Figure scripts
# # # #
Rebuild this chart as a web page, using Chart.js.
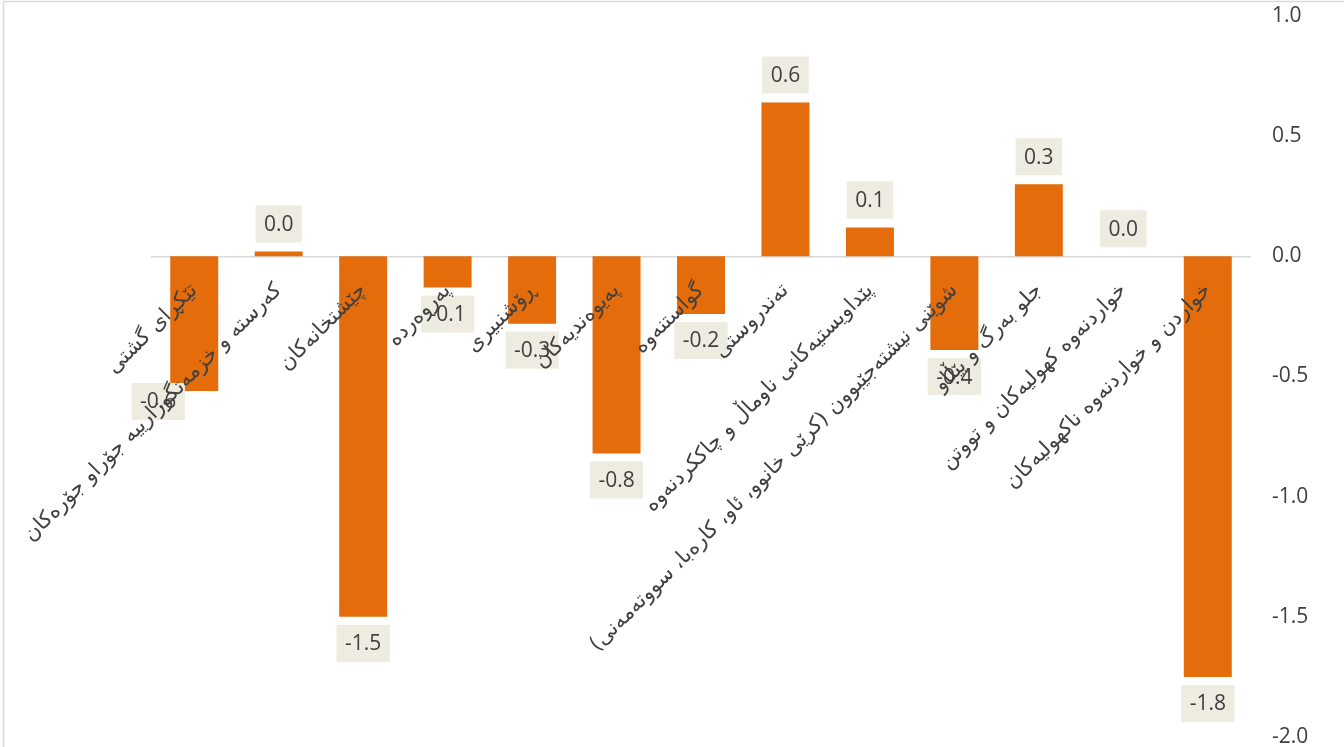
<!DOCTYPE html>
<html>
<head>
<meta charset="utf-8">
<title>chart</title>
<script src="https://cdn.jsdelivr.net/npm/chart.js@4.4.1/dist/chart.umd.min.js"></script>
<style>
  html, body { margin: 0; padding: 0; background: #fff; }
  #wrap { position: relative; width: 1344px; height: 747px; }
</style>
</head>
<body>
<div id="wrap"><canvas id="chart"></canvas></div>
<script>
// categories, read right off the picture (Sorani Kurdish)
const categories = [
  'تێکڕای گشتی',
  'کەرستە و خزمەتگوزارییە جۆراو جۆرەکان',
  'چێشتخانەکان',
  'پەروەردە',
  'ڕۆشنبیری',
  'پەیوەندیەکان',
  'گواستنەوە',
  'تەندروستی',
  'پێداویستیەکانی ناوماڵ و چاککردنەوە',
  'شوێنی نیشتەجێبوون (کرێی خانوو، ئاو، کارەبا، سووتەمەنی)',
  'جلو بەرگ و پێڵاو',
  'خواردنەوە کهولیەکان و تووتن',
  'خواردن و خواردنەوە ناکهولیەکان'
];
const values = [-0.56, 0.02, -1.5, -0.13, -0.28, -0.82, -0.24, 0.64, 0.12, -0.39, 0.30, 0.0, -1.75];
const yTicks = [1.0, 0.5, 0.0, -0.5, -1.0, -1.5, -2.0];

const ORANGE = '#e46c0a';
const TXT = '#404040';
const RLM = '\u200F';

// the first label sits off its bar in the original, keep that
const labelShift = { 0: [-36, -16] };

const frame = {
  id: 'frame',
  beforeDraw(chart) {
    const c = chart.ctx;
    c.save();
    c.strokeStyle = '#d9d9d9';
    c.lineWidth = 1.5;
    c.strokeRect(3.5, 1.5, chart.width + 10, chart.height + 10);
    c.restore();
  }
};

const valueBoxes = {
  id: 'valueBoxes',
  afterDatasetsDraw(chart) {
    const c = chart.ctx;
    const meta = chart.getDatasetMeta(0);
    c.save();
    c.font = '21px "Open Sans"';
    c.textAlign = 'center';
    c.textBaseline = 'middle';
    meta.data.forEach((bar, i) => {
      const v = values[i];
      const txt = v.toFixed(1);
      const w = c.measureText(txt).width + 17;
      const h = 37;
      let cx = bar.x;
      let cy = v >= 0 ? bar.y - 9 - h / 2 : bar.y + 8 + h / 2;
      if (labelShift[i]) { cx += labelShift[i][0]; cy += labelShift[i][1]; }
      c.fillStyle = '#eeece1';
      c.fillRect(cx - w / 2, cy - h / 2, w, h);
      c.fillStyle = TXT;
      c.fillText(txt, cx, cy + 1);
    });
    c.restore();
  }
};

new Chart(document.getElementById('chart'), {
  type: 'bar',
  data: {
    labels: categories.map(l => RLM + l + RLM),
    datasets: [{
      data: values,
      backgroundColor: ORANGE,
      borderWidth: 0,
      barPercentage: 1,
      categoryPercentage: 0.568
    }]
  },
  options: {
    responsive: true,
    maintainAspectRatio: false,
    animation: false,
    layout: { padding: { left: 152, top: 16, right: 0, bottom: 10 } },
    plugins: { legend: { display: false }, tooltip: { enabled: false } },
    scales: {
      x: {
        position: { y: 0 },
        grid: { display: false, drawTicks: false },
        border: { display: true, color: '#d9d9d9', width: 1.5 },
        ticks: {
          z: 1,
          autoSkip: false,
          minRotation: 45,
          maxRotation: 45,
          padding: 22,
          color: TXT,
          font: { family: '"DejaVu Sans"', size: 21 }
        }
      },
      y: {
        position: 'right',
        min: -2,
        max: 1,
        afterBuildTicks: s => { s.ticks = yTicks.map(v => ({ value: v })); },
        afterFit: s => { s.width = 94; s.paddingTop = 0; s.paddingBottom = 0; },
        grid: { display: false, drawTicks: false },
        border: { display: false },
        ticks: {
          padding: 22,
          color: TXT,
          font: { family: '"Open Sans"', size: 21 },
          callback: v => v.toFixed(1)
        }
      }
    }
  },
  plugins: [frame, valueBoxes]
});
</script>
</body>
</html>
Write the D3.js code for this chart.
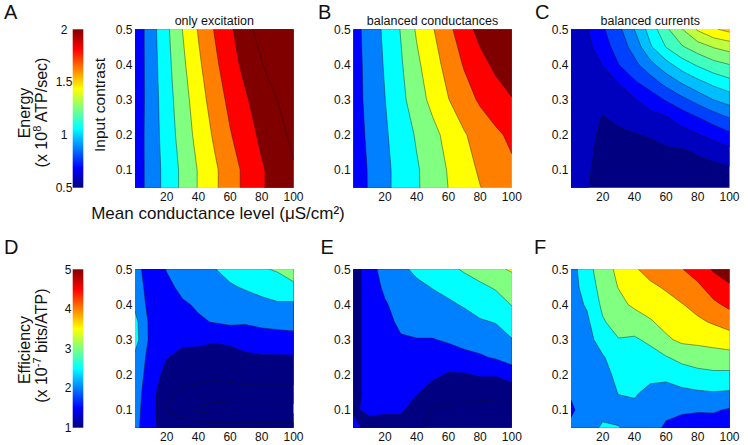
# # # #
- **AIM OF THE TASK**
Leave the pictures out and reproduce all of the records exactly.

- **THE OUTPUT**
Rebuild this chart as a web page, using Chart.js.
<!DOCTYPE html>
<html>
<head>
<meta charset="utf-8">
<title>chart</title>
<script src="https://cdn.jsdelivr.net/npm/chart.js@4.4.1/dist/chart.umd.min.js"></script>
<style>
  html, body { margin: 0; padding: 0; background: #fff; }
  #wrap { position: relative; width: 1344px; height: 747px; }
</style>
</head>
<body>
<div id="wrap"><canvas id="chart"></canvas></div>
<script>
// categories, read right off the picture (Sorani Kurdish)
const categories = [
  'تێکڕای گشتی',
  'کەرستە و خزمەتگوزارییە جۆراو جۆرەکان',
  'چێشتخانەکان',
  'پەروەردە',
  'ڕۆشنبیری',
  'پەیوەندیەکان',
  'گواستنەوە',
  'تەندروستی',
  'پێداویستیەکانی ناوماڵ و چاککردنەوە',
  'شوێنی نیشتەجێبوون (کرێی خانوو، ئاو، کارەبا، سووتەمەنی)',
  'جلو بەرگ و پێڵاو',
  'خواردنەوە کهولیەکان و تووتن',
  'خواردن و خواردنەوە ناکهولیەکان'
];
const values = [-0.56, 0.02, -1.5, -0.13, -0.28, -0.82, -0.24, 0.64, 0.12, -0.39, 0.30, 0.0, -1.75];
const yTicks = [1.0, 0.5, 0.0, -0.5, -1.0, -1.5, -2.0];

const ORANGE = '#e46c0a';
const TXT = '#404040';
const RLM = '\u200F';

// the first label sits off its bar in the original, keep that
const labelShift = { 0: [-36, -16] };

const frame = {
  id: 'frame',
  beforeDraw(chart) {
    const c = chart.ctx;
    c.save();
    c.strokeStyle = '#d9d9d9';
    c.lineWidth = 1.5;
    c.strokeRect(3.5, 1.5, chart.width + 10, chart.height + 10);
    c.restore();
  }
};

const valueBoxes = {
  id: 'valueBoxes',
  afterDatasetsDraw(chart) {
    const c = chart.ctx;
    const meta = chart.getDatasetMeta(0);
    c.save();
    c.font = '21px "Open Sans"';
    c.textAlign = 'center';
    c.textBaseline = 'middle';
    meta.data.forEach((bar, i) => {
      const v = values[i];
      const txt = v.toFixed(1);
      const w = c.measureText(txt).width + 17;
      const h = 37;
      let cx = bar.x;
      let cy = v >= 0 ? bar.y - 9 - h / 2 : bar.y + 8 + h / 2;
      if (labelShift[i]) { cx += labelShift[i][0]; cy += labelShift[i][1]; }
      c.fillStyle = '#eeece1';
      c.fillRect(cx - w / 2, cy - h / 2, w, h);
      c.fillStyle = TXT;
      c.fillText(txt, cx, cy + 1);
    });
    c.restore();
  }
};

new Chart(document.getElementById('chart'), {
  type: 'bar',
  data: {
    labels: categories.map(l => RLM + l + RLM),
    datasets: [{
      data: values,
      backgroundColor: ORANGE,
      borderWidth: 0,
      barPercentage: 1,
      categoryPercentage: 0.568
    }]
  },
  options: {
    responsive: true,
    maintainAspectRatio: false,
    animation: false,
    layout: { padding: { left: 152, top: 16, right: 0, bottom: 10 } },
    plugins: { legend: { display: false }, tooltip: { enabled: false } },
    scales: {
      x: {
        position: { y: 0 },
        grid: { display: false, drawTicks: false },
        border: { display: true, color: '#d9d9d9', width: 1.5 },
        ticks: {
          z: 1,
          autoSkip: false,
          minRotation: 45,
          maxRotation: 45,
          padding: 22,
          color: TXT,
          font: { family: '"DejaVu Sans"', size: 21 }
        }
      },
      y: {
        position: 'right',
        min: -2,
        max: 1,
        afterBuildTicks: s => { s.ticks = yTicks.map(v => ({ value: v })); },
        afterFit: s => { s.width = 94; s.paddingTop = 0; s.paddingBottom = 0; },
        grid: { display: false, drawTicks: false },
        border: { display: false },
        ticks: {
          padding: 22,
          color: TXT,
          font: { family: '"Open Sans"', size: 21 },
          callback: v => v.toFixed(1)
        }
      }
    }
  },
  plugins: [frame, valueBoxes]
});
</script>
</body>
</html>
Write the D3.js code for this chart.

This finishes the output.